Martine Sadion

Sur les routes

Musée de l'image , Epinal, 2010

Un chemin, à peine, se dessine au bord du canal. Les pas ont, peu à peu, dénudé les pierres, écrasé les herbes. A côté du canal, si droit, qui barre la photographie de son trait, la trace est infime, si légère qu’elle pourrait être celle d’un lutin. De ceux que l’on pourrait rencontrer, si on les laissait faire, dans ces amas d’herbes pliées, de branches, de mares qu’abandonne le Rhône en revenant dans son lit. Fleuve-Dieu, libre autrefois, il semble déposer dans ces lônes sauvages, dans ses débordements, toutes ses excentricités, toute sa magie qu’il ne peut montrer, enserré désormais dans ses barrages et ses digues.
On sait qu’un fleuve n’a pas d’âme, qu’il coule inexorablement de sa source à son embouchure, indifférent, écrasant ce qui lui fait obstacle. Et c’est sûrement cette insensibilité qui nous fait le vénérer, le considérer comme un dieu… Ou bien ces signes, si on sait les percevoir.

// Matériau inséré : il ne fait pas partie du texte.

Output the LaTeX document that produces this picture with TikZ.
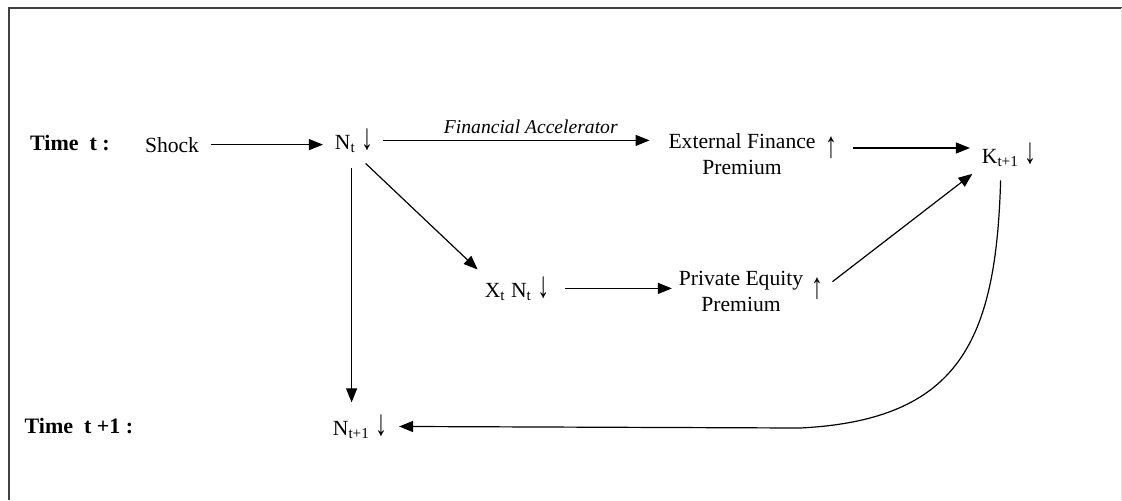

Les signes que voit Jacqueline Salmon sont subtils. A première vue, ses photographies de la série Lônes pourraient n’être qu’images de désordre. Puis, les troncs effondrés dessinent des passerelles imprévues, les pétales des fleurs de merisier sauvage semblent tombés en offrande, comme dans d’anciens cultes aux fleuves. Les lambeaux de plastique et d’herbes, déchets dépecés, emprisonnés dans les branches, dessinent des croix, des totems à des divinités sauvages, des robes de fées.
Les reflets des nuages qui miroitent dans l’eau souvent glauque, sont carrés. Les branches bougent comme des bras immenses. La vague trace de passages répétés se révèle empreinte de voyages sacrés, de pérégrinations magiques. Tout devient autre et imaginable.
Jacqueline Salmon sait oublier sagesse ou raisonnement. Aller au-delà. Le cadre qu’elle choisit, le regard poétique qu’elle s’autorise sur le paysage, où son imaginaire a toute liberté, nous montre l’invisible. Et il ne nous est plus impossible de découvrir, à notre tour, des symboles, des signes… que nos propres références et croyances nous font évoquer. Contrairement aux autres images de la série, cette photographie représente un univers presque ordonné de rives rectilignes. Sans mystère.
Puis , en faisant fi de nos certitudes, des hommes banals qui ont sûrement arpenté ce canal de décharge, de la tristesse de ces abords abimés, on ne retient que la force de ce léger sentier qui pourrait avoir été façonné par des êtres fantastiques, à côté d’un fleuve-Dieu… Les détails des herbes ciselées qui se dressent, des cailloux ronds et blancs…
Tout le travail que Jacqueline Salmon a réalisé sur le Rhône et le sacré est en noir et blanc. De grandes photographies carrées, des décors d’un théâtre magique. Jamais la couleur ni la présence humaine ne deviennent nécessaires ; ce sont des signes qui, avant tout, sont recherchés. Des contours de créatures mythiques, des marques sur le sol inexpliquées, des croyances archaïques. L’homme n’est là que par reflets de son imaginaire.